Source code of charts
▼

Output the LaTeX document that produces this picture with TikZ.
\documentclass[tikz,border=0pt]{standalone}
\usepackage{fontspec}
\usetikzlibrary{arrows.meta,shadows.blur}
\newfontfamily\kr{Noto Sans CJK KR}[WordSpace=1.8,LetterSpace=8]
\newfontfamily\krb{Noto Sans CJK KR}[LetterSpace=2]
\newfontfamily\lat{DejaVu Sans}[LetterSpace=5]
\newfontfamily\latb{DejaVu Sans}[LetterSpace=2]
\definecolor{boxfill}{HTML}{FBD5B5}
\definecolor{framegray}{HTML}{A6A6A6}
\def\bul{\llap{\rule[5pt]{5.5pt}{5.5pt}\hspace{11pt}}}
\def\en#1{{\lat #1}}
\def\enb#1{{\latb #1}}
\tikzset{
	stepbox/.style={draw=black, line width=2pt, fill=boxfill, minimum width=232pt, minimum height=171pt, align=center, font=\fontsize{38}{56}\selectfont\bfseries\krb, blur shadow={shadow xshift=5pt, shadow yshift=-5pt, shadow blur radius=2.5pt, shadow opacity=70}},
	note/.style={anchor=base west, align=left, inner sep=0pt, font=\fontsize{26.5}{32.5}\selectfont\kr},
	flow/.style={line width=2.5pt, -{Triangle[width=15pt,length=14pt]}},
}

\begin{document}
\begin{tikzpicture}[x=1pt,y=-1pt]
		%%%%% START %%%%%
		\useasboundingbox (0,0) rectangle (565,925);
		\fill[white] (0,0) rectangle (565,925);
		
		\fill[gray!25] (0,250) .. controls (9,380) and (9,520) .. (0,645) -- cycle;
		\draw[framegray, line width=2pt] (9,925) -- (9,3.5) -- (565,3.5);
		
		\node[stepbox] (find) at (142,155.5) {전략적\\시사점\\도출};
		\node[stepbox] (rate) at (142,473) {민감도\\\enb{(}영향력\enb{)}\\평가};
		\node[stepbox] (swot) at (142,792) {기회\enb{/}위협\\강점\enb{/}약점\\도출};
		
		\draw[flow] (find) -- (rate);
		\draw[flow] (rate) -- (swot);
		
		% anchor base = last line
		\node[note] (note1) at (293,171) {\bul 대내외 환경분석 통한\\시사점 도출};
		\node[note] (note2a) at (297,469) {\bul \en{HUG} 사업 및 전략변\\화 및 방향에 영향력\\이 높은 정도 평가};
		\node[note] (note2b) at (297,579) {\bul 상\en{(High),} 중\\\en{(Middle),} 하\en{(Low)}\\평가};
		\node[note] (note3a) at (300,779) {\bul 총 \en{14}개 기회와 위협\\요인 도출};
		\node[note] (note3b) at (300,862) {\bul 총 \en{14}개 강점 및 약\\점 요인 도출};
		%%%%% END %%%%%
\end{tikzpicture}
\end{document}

▲
▼

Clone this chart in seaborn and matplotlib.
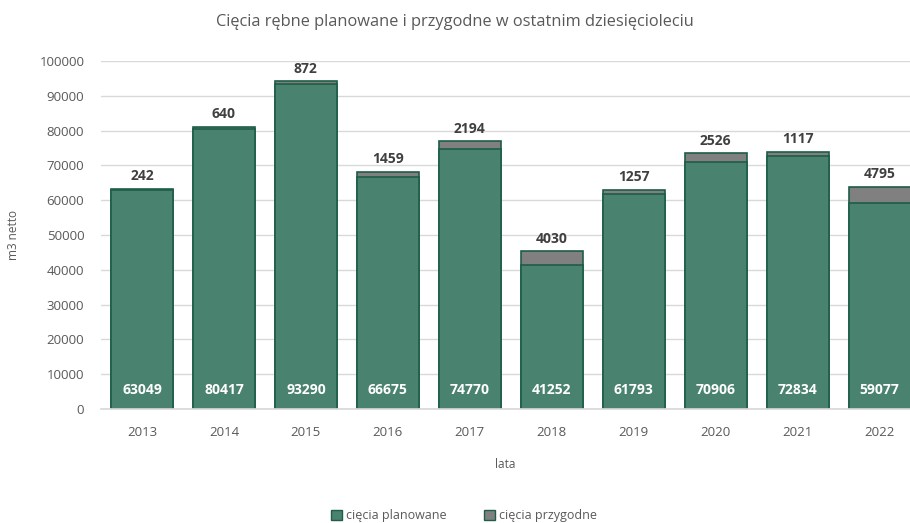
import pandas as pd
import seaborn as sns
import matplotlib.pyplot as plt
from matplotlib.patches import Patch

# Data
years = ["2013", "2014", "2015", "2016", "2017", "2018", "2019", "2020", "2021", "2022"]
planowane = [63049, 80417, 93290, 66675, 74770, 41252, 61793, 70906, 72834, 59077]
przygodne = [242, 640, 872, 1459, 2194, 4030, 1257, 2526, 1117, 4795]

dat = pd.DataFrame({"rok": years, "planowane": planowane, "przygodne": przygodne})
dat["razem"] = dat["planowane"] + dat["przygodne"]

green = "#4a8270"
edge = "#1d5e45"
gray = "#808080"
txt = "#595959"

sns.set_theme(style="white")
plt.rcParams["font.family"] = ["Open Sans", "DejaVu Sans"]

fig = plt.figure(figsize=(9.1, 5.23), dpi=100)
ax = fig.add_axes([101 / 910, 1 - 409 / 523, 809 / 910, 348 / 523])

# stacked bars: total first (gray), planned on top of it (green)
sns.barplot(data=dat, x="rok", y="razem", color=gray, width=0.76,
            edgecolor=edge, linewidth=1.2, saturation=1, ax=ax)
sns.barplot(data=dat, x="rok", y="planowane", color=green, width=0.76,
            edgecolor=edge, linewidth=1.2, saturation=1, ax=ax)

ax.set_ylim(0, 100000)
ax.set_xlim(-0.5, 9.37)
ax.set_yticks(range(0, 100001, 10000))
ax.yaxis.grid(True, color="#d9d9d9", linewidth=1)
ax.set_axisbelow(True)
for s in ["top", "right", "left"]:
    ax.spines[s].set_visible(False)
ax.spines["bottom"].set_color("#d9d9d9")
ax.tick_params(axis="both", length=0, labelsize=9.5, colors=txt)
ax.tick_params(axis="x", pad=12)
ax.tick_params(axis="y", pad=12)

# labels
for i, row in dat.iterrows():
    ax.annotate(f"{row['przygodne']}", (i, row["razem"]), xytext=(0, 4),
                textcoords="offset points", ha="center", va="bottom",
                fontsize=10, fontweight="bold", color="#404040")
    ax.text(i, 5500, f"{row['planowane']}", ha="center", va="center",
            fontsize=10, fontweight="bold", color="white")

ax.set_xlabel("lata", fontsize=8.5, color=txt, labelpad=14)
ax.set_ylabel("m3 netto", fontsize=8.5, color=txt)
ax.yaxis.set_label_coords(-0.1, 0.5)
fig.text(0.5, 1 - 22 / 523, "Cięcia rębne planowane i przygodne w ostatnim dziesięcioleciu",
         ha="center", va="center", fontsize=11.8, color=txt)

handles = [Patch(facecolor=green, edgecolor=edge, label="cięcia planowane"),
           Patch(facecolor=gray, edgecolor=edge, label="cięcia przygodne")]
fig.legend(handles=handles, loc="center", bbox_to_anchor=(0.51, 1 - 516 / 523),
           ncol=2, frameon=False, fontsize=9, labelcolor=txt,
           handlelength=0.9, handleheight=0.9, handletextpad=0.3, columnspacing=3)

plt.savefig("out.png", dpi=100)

▲

**EXERCISE DIRECTIONS:** Make an exact copy of the lines from the one that contains "Clone this chart in seaborn and matplotlib." through the one that contains "from matplotlib.patches import Patch", both included, and no other lines. Pictures are skipped.

**SOLUTION FOR THIS PROBLEM:**
Clone this chart in seaborn and matplotlib.
import pandas as pd
import seaborn as sns
import matplotlib.pyplot as plt
from matplotlib.patches import Patch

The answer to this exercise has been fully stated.